In QGIS, go to Menu Settings > Custom Projections..., click the green + to add a custom projection, enter a name and paste the WKT definition from above. Change the values for Central_Meridian and Latitude_Of_Origin to the exact lon/lat values you want (see step 1). Cf. screenshot at the bottom.
Reproject your line (e.g. using save/export) and use the custom CRS created before.
Use the resulting line with Menu Processing > Toolbar > Points along geometry and set the distance you want.
Explanations
The result looks like this: black = initial line, blue = points along the line: exactly 200 km away from each other.
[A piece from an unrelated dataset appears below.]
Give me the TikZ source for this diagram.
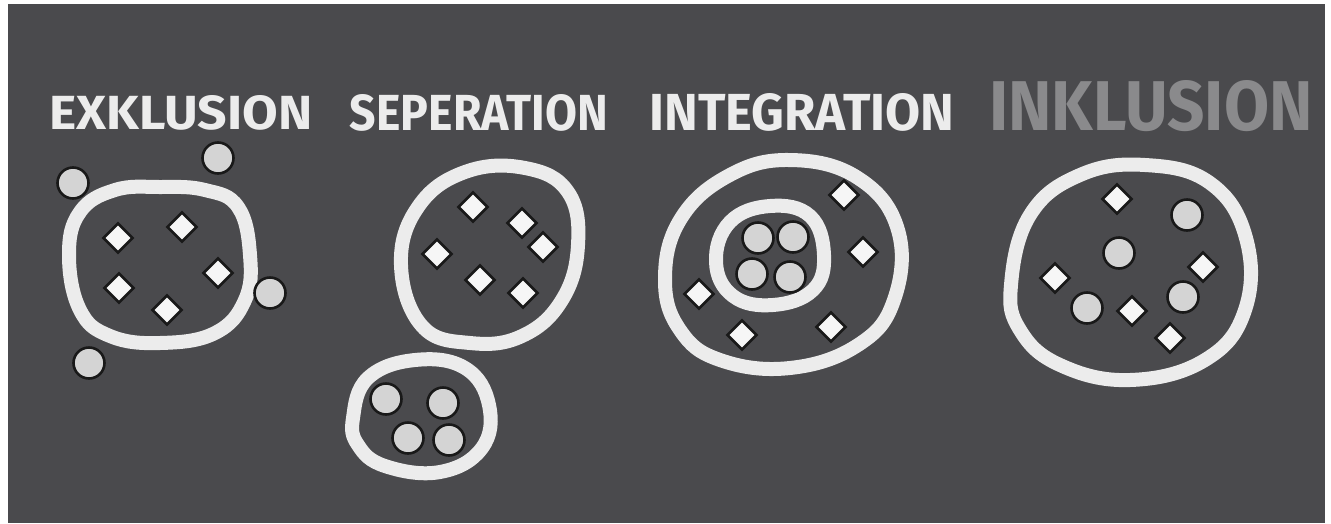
\documentclass[tikz,border=0pt]{standalone}
\usepackage{fontspec}
\setmainfont{Fira Sans}
\usetikzlibrary{shapes.geometric}
\definecolor{board}{RGB}{74,74,77}
\definecolor{chalk}{RGB}{236,236,236}
\definecolor{chalkgrey}{RGB}{138,138,140}
\definecolor{dotfill}{RGB}{212,212,212}
\definecolor{gemfill}{RGB}{246,246,246}
\tikzset{
  ring/.style={draw=chalk, line width=14pt, line join=round},
  dot/.style={circle, draw=black!90, line width=2.6pt, fill=dotfill, minimum size=31pt, inner sep=0pt},
  gem/.style={diamond, aspect=1, draw=black!90, line width=2.6pt, fill=gemfill, minimum width=30pt, minimum height=30pt, inner sep=0pt},
  title/.style={text=chalk, font=\bfseries, inner sep=0pt},
}
\begin{document}
\begin{tikzpicture}[x=1pt,y=-1pt]
\useasboundingbox (0,0) rectangle (1331,523);
\fill[white] (0,0) rectangle (1331,523);
\fill[board] (8,4) rectangle (1325,523);

% titles
\node[title] (t1) at (181,113) {\resizebox{263pt}{34pt}{EXKLUSION}};
\node[title] (t2) at (479,113) {\resizebox{258pt}{36pt}{SEPERATION}};
\node[title] (t3) at (802,112) {\resizebox{305pt}{37pt}{INTEGRATION}};
\node[title, text=chalkgrey] (t4) at (1151,106) {\resizebox{323pt}{50pt}{INKLUSION}};

% Exklusion
\draw[ring] plot[smooth cycle, tension=0.7] coordinates {(69,255) (80,212) (115,190) (160,187) (205,190) (238,207) (250,255) (245,300) (215,333) (160,343) (110,336) (80,310)};
\node[gem] (e1) at (118,238) {};
\node[gem] (e2) at (182,227) {};
\node[gem] (e3) at (218,273) {};
\node[gem] (e4) at (119,288) {};
\node[gem] (e5) at (167,310) {};
\node[dot] (ec1) at (73,183) {};
\node[dot] (ec2) at (218,158) {};
\node[dot] (ec3) at (270,293) {};
\node[dot] (ec4) at (89,363) {};

% Seperation
\draw[ring] plot[smooth cycle, tension=0.7] coordinates {(401,265) (418,207) (465,172) (525,168) (568,192) (578,245) (562,300) (522,336) (470,343) (422,326)};
\node[gem] (s1) at (473,207) {};
\node[gem] (s2) at (522,223) {};
\node[gem] (s3) at (543,247) {};
\node[gem] (s4) at (437,254) {};
\node[gem] (s5) at (480,280) {};
\node[gem] (s6) at (523,293) {};
\draw[ring] plot[smooth cycle, tension=0.7] coordinates {(353,418) (368,378) (415,360) (465,368) (489,405) (482,448) (440,472) (385,466) (358,445)};
\node[dot] (sc1) at (386,399) {};
\node[dot] (sc2) at (443,403) {};
\node[dot] (sc3) at (408,438) {};
\node[dot] (sc4) at (449,440) {};

% Integration
\draw[ring] plot[smooth cycle, tension=0.7] coordinates {(665,280) (680,220) (728,176) (790,160) (858,178) (898,230) (894,300) (858,345) (790,368) (720,360) (680,330)};
\draw[ring] plot[smooth cycle, tension=0.7] coordinates {(716,262) (730,222) (770,206) (810,216) (824,255) (813,290) (773,305) (733,296)};
\node[dot] (ic1) at (758,238) {};
\node[dot] (ic2) at (793,237) {};
\node[dot] (ic3) at (752,274) {};
\node[dot] (ic4) at (790,277) {};
\node[gem] (i1) at (844,195) {};
\node[gem] (i2) at (863,252) {};
\node[gem] (i3) at (699,294) {};
\node[gem] (i4) at (742,335) {};
\node[gem] (i5) at (831,327) {};

% Inklusion
\draw[ring] plot[smooth cycle, tension=0.7] coordinates {(1011,285) (1030,215) (1080,175) (1145,165) (1210,183) (1246,238) (1245,310) (1205,360) (1130,380) (1060,365) (1020,330)};
\node[gem] (k1) at (1117,199) {};
\node[gem] (k2) at (1203,267) {};
\node[gem] (k3) at (1055,278) {};
\node[gem] (k4) at (1132,311) {};
\node[gem] (k5) at (1170,338) {};
\node[dot] (kc1) at (1187,215) {};
\node[dot] (kc2) at (1119,253) {};
\node[dot] (kc3) at (1183,297) {};
\node[dot] (kc4) at (1087,308) {};
\end{tikzpicture}
\end{document}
You will object "but they do not lie on the line" - well, this is not true as I will explain below:

The map canvas above is in project CRS EPSG:3857, thus in a (Mercator) projection that heavily distorts distances the further you get from the equator: north of Greenland (as in my screenshot), distortion is extreme. So the black line you see connects start- and end-point of the line in this distorted projection.
The "real" line - the shortest connection between start- and end-point on Earth's surface - follows the shape of the red line (you get this red line using Menu processing > Toolbar > Densify by interval).
You see that if you change the project CRS to the custom projection from step 2/3 as in the following image. The black line now follows exactly the blue points, where the red line here represents a line drawn in EPSG:3857. The point at the bottom left (red arrow) is the center of the projection: all measurements starting with this point return correct (ellipsoidal) values:

That this is indeed the "true" shortest path connecting start- and end-point on Earth's surface can be seen on a globe, e.g. if you export the line and open it in Google Earth. As you can see, the direct path does not intersect with northern Greenland:

Step 2: projectionwizard

Step 3: Creating custom projection - paste WKT definition

This is how the WKT definition looks like for the point I used (76° N 82° W)
PROJCS["ProjWiz_Custom_Azimuthal_Equidistant",
GEOGCS["GCS_WGS_1984",
DATUM["D_WGS_1984",
SPHEROID["WGS_1984",6378137.0,298.257223563]],
PRIMEM["Greenwich",0.0],
UNIT["Degree",0.0174532925199433]],
PROJECTION["Azimuthal_Equidistant"],
PARAMETER["False_Easting",0.0],
PARAMETER["False_Northing",0.0],
PARAMETER["Central_Meridian",-76],
PARAMETER["Latitude_Of_Origin",82],
UNIT["Meter",1.0]]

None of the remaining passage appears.